Waters finds blame everywhere; but he finds other things as well. "Pigs (Three Different Ones)" takes on the priggish, narrow-minded bourgeois, the once you can always make fun of, with sarcasm and a touch of sympathy, ending each case with the line, "But you're really a cry." "Sheep" brings in another class, the meek and obedient, "Harmlessly passing your time in the grassland away," who are set upon by the dogs; "the lowly ones," in turn, "through quiet reflection and great dedication" learn to defend and avenge themselves. Waters changes person and, to a burst of music filled with the joy of revolution, ravages: "Bleating and babbling we fell on his neck with a scream/ Wave upon wave of demented avengers/ March cheerfully out of obscurity into the dream."

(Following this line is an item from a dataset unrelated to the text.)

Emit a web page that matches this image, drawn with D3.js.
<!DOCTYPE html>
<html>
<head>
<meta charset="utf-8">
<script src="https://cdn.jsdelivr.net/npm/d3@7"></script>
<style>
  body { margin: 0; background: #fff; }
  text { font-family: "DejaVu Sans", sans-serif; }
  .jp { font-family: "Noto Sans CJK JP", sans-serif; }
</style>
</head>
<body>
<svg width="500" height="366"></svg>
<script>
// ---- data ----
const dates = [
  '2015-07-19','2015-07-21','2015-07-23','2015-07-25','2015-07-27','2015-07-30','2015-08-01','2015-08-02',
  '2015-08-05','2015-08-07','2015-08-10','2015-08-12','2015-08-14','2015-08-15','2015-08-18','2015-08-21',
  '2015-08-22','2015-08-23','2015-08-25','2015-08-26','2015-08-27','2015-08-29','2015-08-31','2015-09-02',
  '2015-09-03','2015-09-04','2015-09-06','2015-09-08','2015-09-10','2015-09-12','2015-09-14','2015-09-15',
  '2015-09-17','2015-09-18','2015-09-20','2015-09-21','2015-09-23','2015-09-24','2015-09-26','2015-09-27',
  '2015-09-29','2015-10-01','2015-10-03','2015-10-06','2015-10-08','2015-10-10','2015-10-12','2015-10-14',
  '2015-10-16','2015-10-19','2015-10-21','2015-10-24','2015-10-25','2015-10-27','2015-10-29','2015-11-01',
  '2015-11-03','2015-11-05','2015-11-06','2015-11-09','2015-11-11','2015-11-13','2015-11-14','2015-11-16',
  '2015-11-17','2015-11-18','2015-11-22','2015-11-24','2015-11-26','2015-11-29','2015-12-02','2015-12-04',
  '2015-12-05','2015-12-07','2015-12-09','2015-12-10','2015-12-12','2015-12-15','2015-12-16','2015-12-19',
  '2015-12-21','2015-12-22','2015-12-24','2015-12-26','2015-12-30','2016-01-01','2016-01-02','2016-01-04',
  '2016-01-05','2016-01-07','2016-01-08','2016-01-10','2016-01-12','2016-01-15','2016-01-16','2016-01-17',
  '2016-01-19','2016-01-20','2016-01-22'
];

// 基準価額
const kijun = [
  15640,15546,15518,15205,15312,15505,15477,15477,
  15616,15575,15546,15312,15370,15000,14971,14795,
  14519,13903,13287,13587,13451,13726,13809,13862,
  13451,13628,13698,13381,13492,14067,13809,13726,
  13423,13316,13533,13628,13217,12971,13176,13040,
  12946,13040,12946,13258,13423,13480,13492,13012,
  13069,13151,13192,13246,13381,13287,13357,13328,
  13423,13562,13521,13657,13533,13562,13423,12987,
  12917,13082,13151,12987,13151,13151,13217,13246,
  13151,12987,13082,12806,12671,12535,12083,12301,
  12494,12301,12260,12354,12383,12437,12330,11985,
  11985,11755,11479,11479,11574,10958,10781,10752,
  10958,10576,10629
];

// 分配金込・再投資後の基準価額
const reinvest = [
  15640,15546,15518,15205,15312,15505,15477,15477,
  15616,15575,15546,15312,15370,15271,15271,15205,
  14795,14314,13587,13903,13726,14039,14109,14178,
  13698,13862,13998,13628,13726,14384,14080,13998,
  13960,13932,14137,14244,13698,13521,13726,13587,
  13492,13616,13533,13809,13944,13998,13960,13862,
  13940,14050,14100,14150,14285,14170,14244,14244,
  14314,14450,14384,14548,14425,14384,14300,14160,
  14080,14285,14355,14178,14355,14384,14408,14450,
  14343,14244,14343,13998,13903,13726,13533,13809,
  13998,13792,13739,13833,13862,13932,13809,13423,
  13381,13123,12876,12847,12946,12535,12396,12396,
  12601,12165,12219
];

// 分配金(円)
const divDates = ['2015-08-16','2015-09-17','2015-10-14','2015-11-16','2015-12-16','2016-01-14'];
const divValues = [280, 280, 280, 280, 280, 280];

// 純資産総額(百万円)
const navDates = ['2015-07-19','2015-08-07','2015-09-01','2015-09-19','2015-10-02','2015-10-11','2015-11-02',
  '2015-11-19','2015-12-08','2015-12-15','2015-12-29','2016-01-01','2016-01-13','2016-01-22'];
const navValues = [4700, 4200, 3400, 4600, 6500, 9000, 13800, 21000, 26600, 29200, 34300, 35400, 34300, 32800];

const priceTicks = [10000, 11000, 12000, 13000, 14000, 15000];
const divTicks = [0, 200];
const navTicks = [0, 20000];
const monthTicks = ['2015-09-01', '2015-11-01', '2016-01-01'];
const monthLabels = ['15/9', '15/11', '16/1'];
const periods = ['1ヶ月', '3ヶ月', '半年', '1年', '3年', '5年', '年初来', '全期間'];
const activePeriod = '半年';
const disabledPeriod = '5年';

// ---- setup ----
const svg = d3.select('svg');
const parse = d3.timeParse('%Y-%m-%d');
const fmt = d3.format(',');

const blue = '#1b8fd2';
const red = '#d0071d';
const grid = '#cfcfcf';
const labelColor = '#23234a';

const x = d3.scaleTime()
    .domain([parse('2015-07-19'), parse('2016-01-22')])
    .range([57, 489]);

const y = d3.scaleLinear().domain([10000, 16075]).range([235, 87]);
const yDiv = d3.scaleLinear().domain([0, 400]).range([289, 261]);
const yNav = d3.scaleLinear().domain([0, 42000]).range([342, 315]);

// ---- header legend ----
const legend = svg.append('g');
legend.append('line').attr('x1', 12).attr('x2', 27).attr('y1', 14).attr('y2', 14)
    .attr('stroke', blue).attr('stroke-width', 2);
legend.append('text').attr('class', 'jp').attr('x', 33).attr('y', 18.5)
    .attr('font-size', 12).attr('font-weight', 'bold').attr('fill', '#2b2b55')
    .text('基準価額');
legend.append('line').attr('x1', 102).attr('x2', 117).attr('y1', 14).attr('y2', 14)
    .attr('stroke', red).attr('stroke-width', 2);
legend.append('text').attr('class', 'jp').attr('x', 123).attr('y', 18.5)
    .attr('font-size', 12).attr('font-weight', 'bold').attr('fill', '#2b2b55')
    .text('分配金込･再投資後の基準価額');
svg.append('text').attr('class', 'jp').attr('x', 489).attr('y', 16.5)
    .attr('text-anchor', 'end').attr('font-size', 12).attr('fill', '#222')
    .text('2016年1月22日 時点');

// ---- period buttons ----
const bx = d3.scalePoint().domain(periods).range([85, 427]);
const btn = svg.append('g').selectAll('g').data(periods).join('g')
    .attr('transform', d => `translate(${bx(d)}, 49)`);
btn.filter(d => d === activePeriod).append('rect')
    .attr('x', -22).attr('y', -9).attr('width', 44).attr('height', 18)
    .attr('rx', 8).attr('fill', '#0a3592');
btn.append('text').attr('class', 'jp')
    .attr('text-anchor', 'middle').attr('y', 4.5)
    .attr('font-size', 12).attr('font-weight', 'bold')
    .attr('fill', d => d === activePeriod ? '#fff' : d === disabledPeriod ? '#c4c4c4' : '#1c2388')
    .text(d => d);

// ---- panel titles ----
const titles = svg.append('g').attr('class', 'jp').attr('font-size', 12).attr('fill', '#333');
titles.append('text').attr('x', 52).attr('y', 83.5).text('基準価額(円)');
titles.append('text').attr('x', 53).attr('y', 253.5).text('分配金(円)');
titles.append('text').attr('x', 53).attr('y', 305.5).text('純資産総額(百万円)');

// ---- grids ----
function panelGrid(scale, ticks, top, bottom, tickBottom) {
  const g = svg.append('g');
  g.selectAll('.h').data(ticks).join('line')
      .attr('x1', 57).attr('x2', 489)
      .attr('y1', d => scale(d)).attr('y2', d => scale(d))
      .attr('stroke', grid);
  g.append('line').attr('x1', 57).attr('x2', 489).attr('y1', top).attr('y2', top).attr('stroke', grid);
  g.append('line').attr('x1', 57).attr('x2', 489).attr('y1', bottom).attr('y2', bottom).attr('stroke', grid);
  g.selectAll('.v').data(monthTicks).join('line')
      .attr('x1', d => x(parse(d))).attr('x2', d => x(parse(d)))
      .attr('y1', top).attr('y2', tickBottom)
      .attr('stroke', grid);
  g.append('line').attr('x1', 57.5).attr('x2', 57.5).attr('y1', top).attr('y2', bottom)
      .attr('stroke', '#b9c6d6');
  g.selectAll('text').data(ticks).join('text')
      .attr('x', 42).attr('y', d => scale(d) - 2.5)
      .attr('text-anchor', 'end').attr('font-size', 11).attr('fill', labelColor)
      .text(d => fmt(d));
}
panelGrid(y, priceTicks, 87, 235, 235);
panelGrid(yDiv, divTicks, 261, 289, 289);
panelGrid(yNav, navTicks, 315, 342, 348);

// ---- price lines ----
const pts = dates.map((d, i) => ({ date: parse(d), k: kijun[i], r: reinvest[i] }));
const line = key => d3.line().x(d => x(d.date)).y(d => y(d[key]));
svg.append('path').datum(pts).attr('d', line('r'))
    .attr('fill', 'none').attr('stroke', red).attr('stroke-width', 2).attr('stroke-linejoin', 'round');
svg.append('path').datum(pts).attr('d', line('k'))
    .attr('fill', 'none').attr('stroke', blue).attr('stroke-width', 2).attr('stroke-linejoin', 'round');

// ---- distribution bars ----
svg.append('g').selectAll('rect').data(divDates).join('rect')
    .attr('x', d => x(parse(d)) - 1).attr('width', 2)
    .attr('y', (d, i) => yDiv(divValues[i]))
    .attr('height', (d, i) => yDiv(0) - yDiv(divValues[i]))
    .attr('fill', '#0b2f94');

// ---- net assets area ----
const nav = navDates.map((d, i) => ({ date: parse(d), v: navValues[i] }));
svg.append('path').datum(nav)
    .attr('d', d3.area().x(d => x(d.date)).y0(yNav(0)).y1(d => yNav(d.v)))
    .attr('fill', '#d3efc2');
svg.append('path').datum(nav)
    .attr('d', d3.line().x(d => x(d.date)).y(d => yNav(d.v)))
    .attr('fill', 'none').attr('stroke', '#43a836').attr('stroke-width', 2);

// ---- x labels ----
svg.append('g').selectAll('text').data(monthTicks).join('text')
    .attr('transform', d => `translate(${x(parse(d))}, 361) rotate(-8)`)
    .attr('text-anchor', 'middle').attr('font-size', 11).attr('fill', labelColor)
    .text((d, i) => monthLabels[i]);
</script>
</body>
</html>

"Sheep" matches Barrett to Marx: for his own part, Waters steps back to something more realistic. The vengeance is sweet, its ritual enactment opens all sorts of tangible possibilities, above all the knowledge that people sharing certain experiences -- "the boredom and the pain" -- are not alone and can act together with authority. The second "Pigs on the Wing" is a triumph of the lesson that "Sheep" taught, though it is stated minimally, as a personal victory, and even then with a tag to show it's no permanent victory but one that must continually be guarded: "Now I've found somewhere safe/ To bury my bone/ And any fool knows a dog needs a home/ A shelter from pigs on the wing."

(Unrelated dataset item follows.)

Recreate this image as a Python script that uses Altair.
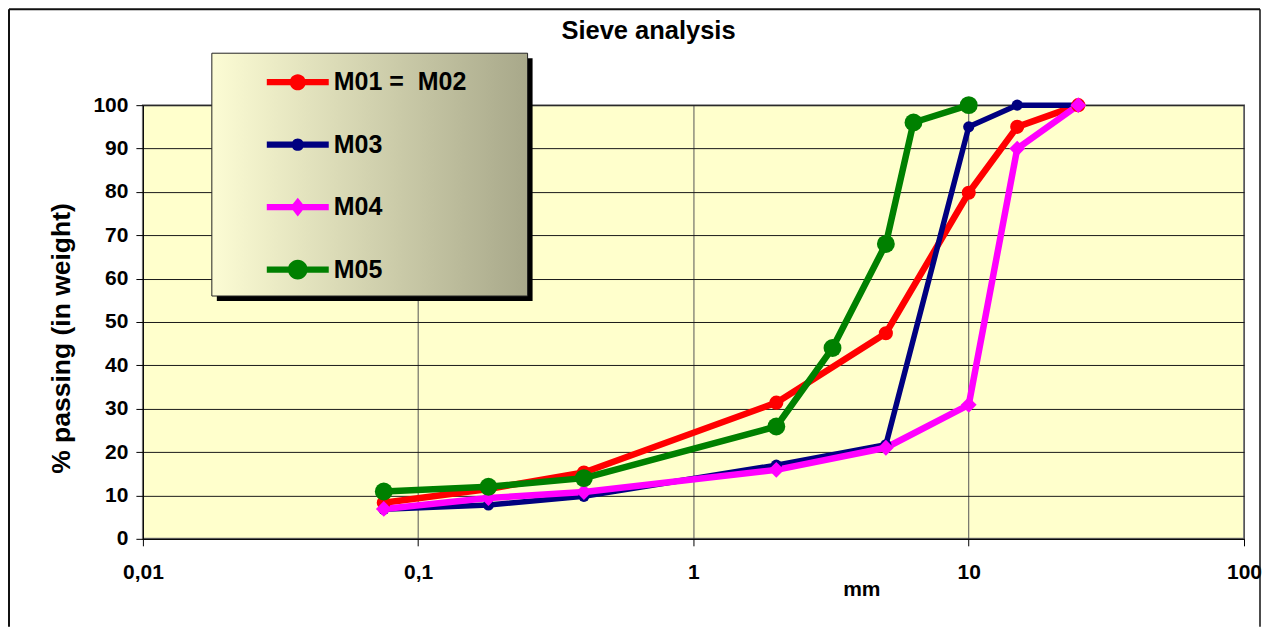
import altair as alt
import pandas as pd

# ---- data ----
series = ["M01 =\u00a0 M02", "M03", "M04", "M05"]
colors = ["#FF0000", "#000080", "#FF00FF", "#008000"]

sieve_m01 = [0.075, 0.18, 0.4, 2, 5, 10, 15, 25]
pass_m01 = [8.3, 11.5, 15.3, 31.4, 47.4, 79.8, 95, 100]
sieve_m03 = [0.075, 0.18, 0.4, 2, 5, 10, 15, 25]
pass_m03 = [6.8, 7.8, 9.8, 17, 21.7, 95, 100, 100]
sieve_m04 = [0.075, 0.18, 0.4, 2, 5, 10, 15, 25]
pass_m04 = [6.9, 9.4, 10.8, 15.9, 21, 30.9, 90, 100]
sieve_m05 = [0.075, 0.18, 0.4, 2, 3.2, 5, 6.3, 10]
pass_m05 = [10.9, 12, 14, 25.9, 44, 68, 96, 100]

x_ticks = [0.01, 0.1, 1, 10, 100]
y_ticks = [0, 10, 20, 30, 40, 50, 60, 70, 80, 90, 100]
title_text = "Sieve analysis"

# ---- styles (per series) ----
marker_shape = ["circle", "circle", "diamond", "circle"]
marker_size = [200, 125, 250, 320]
line_width = [6.5, 5.5, 6.5, 6.5]


def legend_path(kind, r):
    bar = "M-1,-0.1H1V0.1H-1Z"
    if kind == "diamond":
        return bar + f"M0,{-r}L{r*0.8},0L0,{r}L{-r*0.8},0Z"
    return bar + f"M{-r},0A{r},{r},0,1,1,{r},0A{r},{r},0,1,1,{-r},0Z"


legend_shapes = [legend_path("circle", 0.26), legend_path("circle", 0.2),
                 legend_path("diamond", 0.3), legend_path("circle", 0.32)]

rows = []
for i, (s, xs, ys) in enumerate(zip(series,
                                    [sieve_m01, sieve_m03, sieve_m04, sieve_m05],
                                    [pass_m01, pass_m03, pass_m04, pass_m05])):
    for xv, yv in zip(xs, ys):
        rows.append({"series": s, "sieve": xv, "passing": yv,
                     "marker": marker_shape[i], "msize": marker_size[i],
                     "lw": line_width[i]})
df = pd.DataFrame(rows)

FONT = "Liberation Sans"

x_enc = alt.X("sieve:Q",
              scale=alt.Scale(type="log", domain=[0.01, 100], nice=False),
              axis=alt.Axis(values=x_ticks, title="mm",
                            labelExpr="replace(toString(datum.value), '.', ',')",
                            labelFlush=False, labelOverlap=False,
                            grid=True, gridColor="#555555", gridWidth=1,
                            tickSize=7, tickColor="black", domainColor="black",
                            labelPadding=16, labelFontSize=21,
                            titleX=719, titleY=57, titleBaseline="alphabetic",
                            titleFontSize=21))
y_enc = alt.Y("passing:Q",
              scale=alt.Scale(domain=[0, 100], nice=False),
              axis=alt.Axis(values=y_ticks, title="% passing (in weight)",
                            labelFlush=False, labelOverlap=False,
                            grid=True, gridColor="#1a1a1a", gridWidth=1,
                            tickSize=7, tickColor="black", domainColor="black",
                            labelPadding=8, labelFontSize=21,
                            titleX=-81, titleY=233, titleBaseline="middle",
                            titleAngle=270, titleFontSize=26.5))
color_scale = alt.Scale(domain=series, range=colors)

leg = alt.Legend(orient="none", legendX=124, legendY=-54,
                 title=None, padding=0, symbolSize=3844,
                 symbolStrokeWidth=0, symbolOpacity=1,
                 labelOffset=5, labelFont=FONT,
                 labelFontSize=25, labelFontWeight="bold",
                 labelColor="black", rowPadding=18.5,
                 labelLimit=400)

base = alt.Chart(df)

legend_layer = base.mark_point(filled=True, size=0, strokeWidth=0).encode(
    x=x_enc, y=y_enc,
    color=alt.Color("series:N", scale=color_scale, legend=leg),
    shape=alt.Shape("series:N", scale=alt.Scale(domain=series, range=legend_shapes),
                    legend=leg),
)

lines = base.mark_line(strokeJoin="round").encode(
    x="sieve:Q", y="passing:Q",
    color=alt.Color("series:N", scale=color_scale, legend=None),
    strokeWidth=alt.StrokeWidth("lw:Q", scale=None),
)

points = base.mark_point(filled=True, opacity=1, strokeWidth=0).encode(
    x="sieve:Q", y="passing:Q",
    color=alt.Color("series:N", scale=color_scale, legend=None),
    shape=alt.Shape("marker:N", scale=None, legend=None),
    size=alt.Size("msize:Q", scale=None, legend=None),
)

one = alt.Data(values=[{"k": 1}])

shadow = alt.Chart(one).mark_rect(color="black").encode(
    x=alt.value(74), x2=alt.value(390), y=alt.value(-47), y2=alt.value(196))

legend_box = alt.Chart(one).mark_rect(
    fill=alt.Gradient(gradient="linear", x1=0, x2=1, y1=0, y2=0,
                      stops=[alt.GradientStop(color="#FCFCD4", offset=0),
                             alt.GradientStop(color="#A8A88A", offset=1)]),
    stroke="#222222", strokeWidth=1).encode(
    x=alt.value(69), x2=alt.value(385), y=alt.value(-52), y2=alt.value(191))

border_left = alt.Chart(one).mark_rule(color="#111111", strokeWidth=2).encode(
    x=alt.value(-134), y=alt.value(-96), y2=alt.value(522))
border_top = alt.Chart(one).mark_rule(color="#111111", strokeWidth=2).encode(
    x=alt.value(-134), x2=alt.value(1118), y=alt.value(-96))
border_right = alt.Chart(one).mark_rule(color="#111111", strokeWidth=1.5).encode(
    x=alt.value(1118), y=alt.value(-96), y2=alt.value(522))

title_mark = alt.Chart(one).mark_text(
    text=title_text, font=FONT, fontSize=25.5, fontWeight="bold", color="black",
    align="center", baseline="alphabetic").encode(
    x=alt.value(506), y=alt.value(-66))

chart = alt.layer(
    legend_layer,
    border_left, border_top, border_right, title_mark,
    lines, points, shadow, legend_box,
).properties(
    width=1102, height=434,
    padding=0,
    background="white",
).configure_view(
    fill="#FFFFCC", stroke="#808080", strokeWidth=2,
).configure_axis(
    labelFont=FONT, titleFont=FONT, labelFontWeight="bold",
    titleFontWeight="bold", labelColor="black", titleColor="black",
)

chart.save("out.html", embed_options={"renderer": "svg", "actions": False})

That, at least, is the story line, but it's a fair indication of the music as well. As on Wish You Were Here, the textures are tailored closely to the lyrical concerns, hardly surprising, given Pink Floyd's extensive soundtrack experience. What Animals does do is tip the balance to a third Pink Floyd: where the first Pink Floyd few straight in the teeth of history, offering revelations in lieu of analysis, and the second Pink Floyd floundered in doing their own thing, the third is staunchly analytical, a reflection on history and a strategy for dealing with it today.

In fact, both Wish You Were Here and Animals show a healthy self-consciousness and a sense of purpose that makes the older post-Barrett oeuvres look like so many calculated dimestore artifacts. Which is good for Pink Floyd. And, even as subliminal mood music, their textures have lost none of their attractiveness -- if anything, the quickness and sharpness they have gained makes for much more interesting music -- so they should be able to hold onto most of their mass consensus, perhaps even to expand in some instances. Which is good for us. But the combined effect is unfathomable. In no sense is Animals agitprop, nor should it be. Pink Floyd's situation is far too exotic, far too peculiar, to generalize from. But their mass outreach means that what they do is present in the lives and thousands, even millions, of people.

More than that, it's an omen. That something so pragmatic could come from as far afield just goes to show that common sense is indeed gradually being revised and extended into something approximating Gramsci's notion of "good sense." Revolutions aren't acts of will -- in fact, pace Lenin, they never were. Mass movements are spontaneous reflections of common sense; their quality is written in the character of that sense. So keep your ear to the ground; interesting vibrations are coming from all quarters.

Archaeological notes: May 10, 2002

This was retyped from an edited manuscript. The piece was published in one of the Voice's "Rock and Roll Quaterly" special inserts.